Ego duygusunu yenmenin ilk adımı tevazudur. Yani alçakgönüllü insanlar hiçbir zaman ego sahibi olmazlar. Eğer siz böyle biri değilseniz, öncelikle nefsinizi, kibrinizi terbiye ederek tevazu sahibi bir insan olmaya çalışmalısınız. Herkesin tek bir yaratıcı tarafından yaratıldığına, herkesin aynı ölçüde değerli olduğuna kendinizi inandırmalısınız. Ego dozunda olduğu sürece kimseye zarar vermez. Ne zaman ki “ben” duygusu her şeyin ötesine geçer, o zaman durum vahim bir hal alabilir.
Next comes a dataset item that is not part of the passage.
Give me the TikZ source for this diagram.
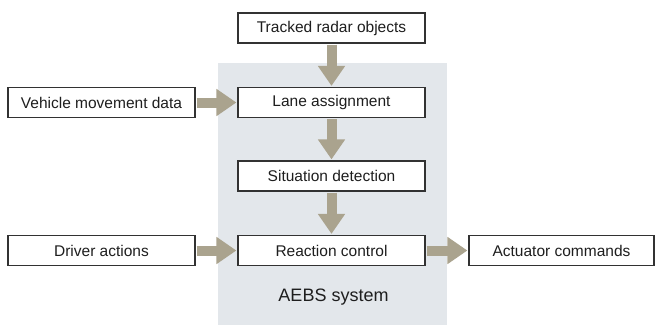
\documentclass[tikz,border=0pt]{standalone}
\usepackage{fontspec}
\setmainfont{Liberation Sans}
\usetikzlibrary{arrows.meta}
\definecolor{panel}{RGB}{227,231,235}
\definecolor{arrowc}{RGB}{170,163,142}
\definecolor{boxline}{RGB}{50,50,50}
\definecolor{txt}{RGB}{30,30,30}
\begin{document}
\begin{tikzpicture}[x=1pt,y=-1pt,
  blk/.style={draw=boxline, line width=1.6pt, fill=white, text=txt,
    minimum width=187pt, minimum height=30pt, inner sep=0pt,
    font=\fontsize{15.5}{18}\selectfont},
  flow/.style={draw=arrowc, line width=10pt, shorten <=0.8pt, shorten >=0.8pt,
    -{Triangle[length=20pt,width=26pt]}}]
\useasboundingbox (0,0) rectangle (655,325);
\node[fill=panel, minimum width=229pt, minimum height=262pt, inner sep=0pt, anchor=north west] (panel) at (218,63) {};
\node[blk] (tro) at (331.5,28) {Tracked radar objects};
\node[blk] (lane) at (331.5,102.5) {Lane assignment};
\node[blk] (sit) at (331.5,176) {Situation detection};
\node[blk] (rc) at (331.5,250.5) {Reaction control};
\node[blk] (veh) at (101.5,102.5) {Vehicle movement data};
\node[blk] (drv) at (101.5,250.5) {Driver actions};
\node[blk, minimum width=185pt] (act) at (561.5,250.5) {Actuator commands};
\node[text=txt, font=\fontsize{18}{20}\selectfont] (lbl) at (333.5,297) {AEBS system};
\draw[flow] (tro) -- (lane);
\draw[flow] (lane) -- (sit);
\draw[flow] (sit) -- (rc);
\draw[flow] (veh) -- (lane);
\draw[flow] (drv) -- (rc);
\draw[flow] (rc) -- (act);
\end{tikzpicture}
\end{document}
Bu durumda uzman bir psikologdan yardım alabilirsiniz. Eğer doktora gitmek istemiyorsanız, bu konuda size yardımcı olacak psikoloji ve kişisel gelişim kitapları okuyabilirsiniz. Bu kitapların üzerinizde yarattığı etkiye kendiniz dahi inanamayacaksınız. Etrafınızdaki insanların da değerli bir birey olduğunu, onların da harika birer insan olabileceğini kendinize inandırın. Bu şekilde, zamanla ego duygunuzu yenebilir ve sizden uzaklaşan arkadaşlarınızı, yeniden kazanabilirsiniz.